We can always use help! I think the next step is to find the users of custom registries and interview them to find out what there pain points are in practice. Then an RFC can document "these are the problems they are having and this is how to directly solve them". Changing the interface for custom registries is a large permanent ask. Adding an alternative to Git doubly so. An RFC is going to need really well researched justification. Building a plugin, as @gbutler suggested, and dimistarting that it is getting used, would also be a good way to demonstrate the usefulness of the design.

1 Like

I see you’ve opened these issues:

Here are some related issues with various discussions:

2 Likes

This Pre-RFC is a combination of the first three you mentioned. The issue of an auth scheme would be a breaking change however, so we must tread lightly with that.

These are two incredibly huge, nonspecific, and unrelated proposed changes to the way Cargo currently works.
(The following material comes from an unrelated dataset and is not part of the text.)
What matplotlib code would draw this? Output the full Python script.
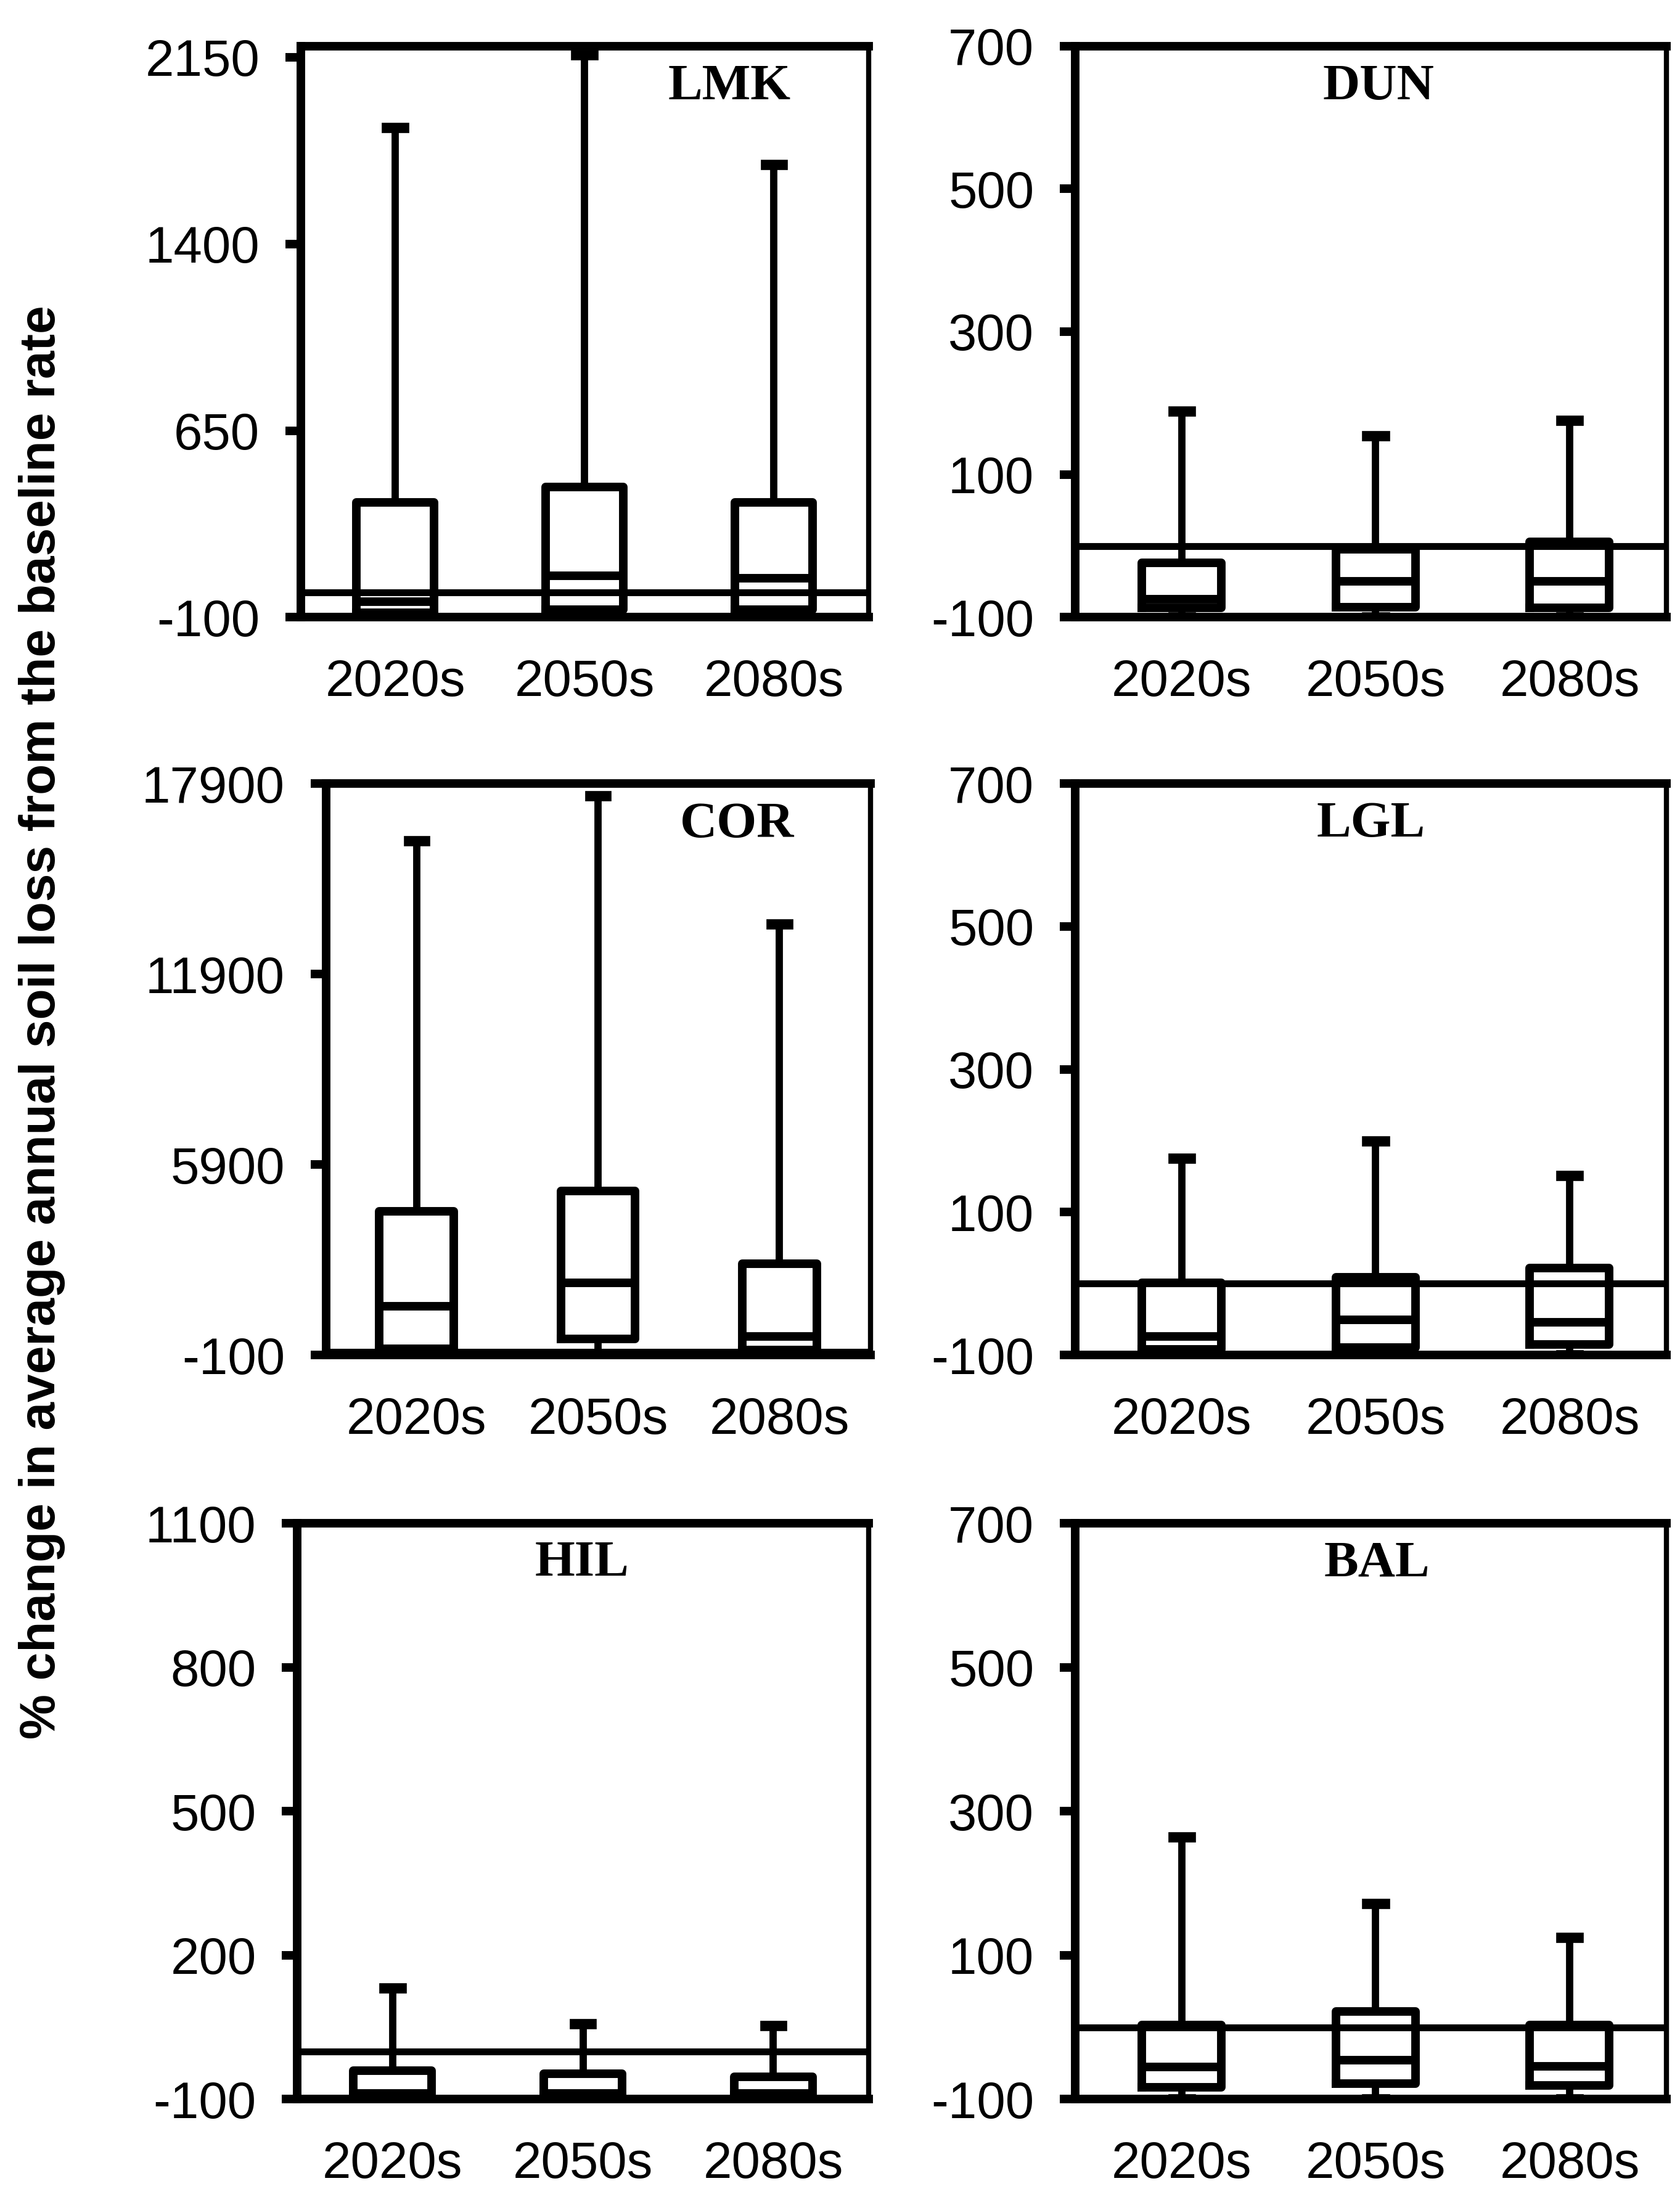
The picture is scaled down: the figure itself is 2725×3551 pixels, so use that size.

Before you write an RFC, you might want to focus on a particular, tangible goal.

For authentication methods, in addition to the issues @carols10cents posted you may at least want to peruse this thread (not that I think it contains particularly good ideas, but it does contain a lot of good discussion):

I’ve dropped non-Git indices for now, so I’m focusing on authenticating all requests.

Hi, I'm an engineer at Cloudsmith, we provide hosted private registries via our service and currently work around the authentication issues discussed in this thread in a few different ways (URL-based tokens, git indexes generated on the fly per user, etc).

We'd be happy to discuss our pain points in an appropriate forum and arrange intros/interviews with some of our customers so they can discuss any issues they've come across in practice if that helps.

That would be great! Thank you! We are generally in favor of open discussion, so this is a great place to explore how things can be made better for you. @julian opened an RFC, I would love to get your thoughts in that discussion.

As @Eh2406 said, I have opened an RFC with an initial design in there. Opinions are appreciated. The note about tokens within the URL is a good stop gap, however. I hadn't thought of that.